Converting listed buildings
Although converting a listed building is possible with permission, it can be quite a difficult task. It will usually require the owner to complete the full planning permission process and may even require architectural drawings or the planned conversion to be provided. As with all listed buildings, making changes may require the use of certain materials and for the work to adhere to a standard in which the preservation of the building's history is the main priority.
Converting a commercial property can come with substantial costs, so it's important to familiarise yourself with what to expect.
The costs of converting a commercial building can quickly add up, so you must include these in your budget. This may include planning permission fees, solicitors fees, surveying, and construction fees covering things such as residential drainage, electrics and plumbing. Stamp duty will also need to be paid on the property.

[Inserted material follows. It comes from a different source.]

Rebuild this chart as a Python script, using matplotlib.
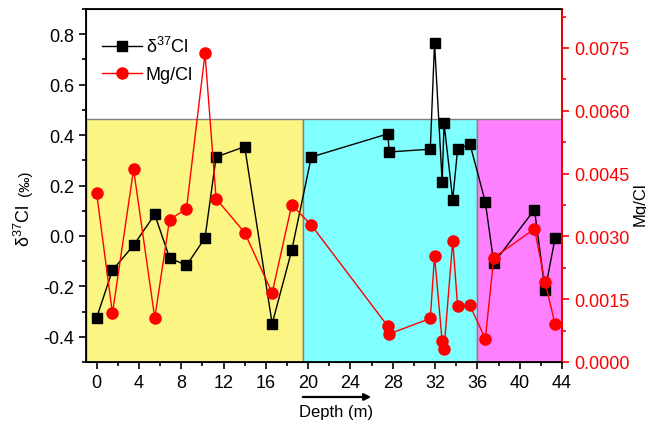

Safety and liveability considerations
Before a commercial property is deemed fit for residential use, several safety standards will need to be met. These include safely removing any hazardous materials and ensuring the property adheres to residential plumbing, electrical and gas regulations.
If you are planning to let the property, it's also important to consider whether the property would be desirable to tenants. For example, if the property lacks parking facilities, whether noise pollution is a problem and its distance from the nearest school.
Funding the property
Mortgages surrounding residential properties can be a little more complicated. Although you may still be able to obtain a mortgage, you may need to take out insurance to cover the building while it is being renovated under the mortgage terms. You may also apply for a self-build mortgage. This can be beneficial for conversion but may mean you need to pay out the conversion costs upfront before being reimbursed. This will, however, depend on the terms that you agree with your broker.
Common issues with commercial property conversion
If you fail to do your research before taking on a commercial conversion, you may find yourself in unexpected situations. Commercial properties can come with structural issues that will need to be addressed before they are deemed liveable, so it's always best to identify these before committing to buy the property.
Ensure that you consider all costs that may arise, including any structural repairs and that you have adequate funding in place. Conversions can also sometimes take much longer than expected, so ensure you consider this in your planning. You may also need to work with specialist commercial property surveyors and fund several commercial building surveys, so it's important to consider this in your budget.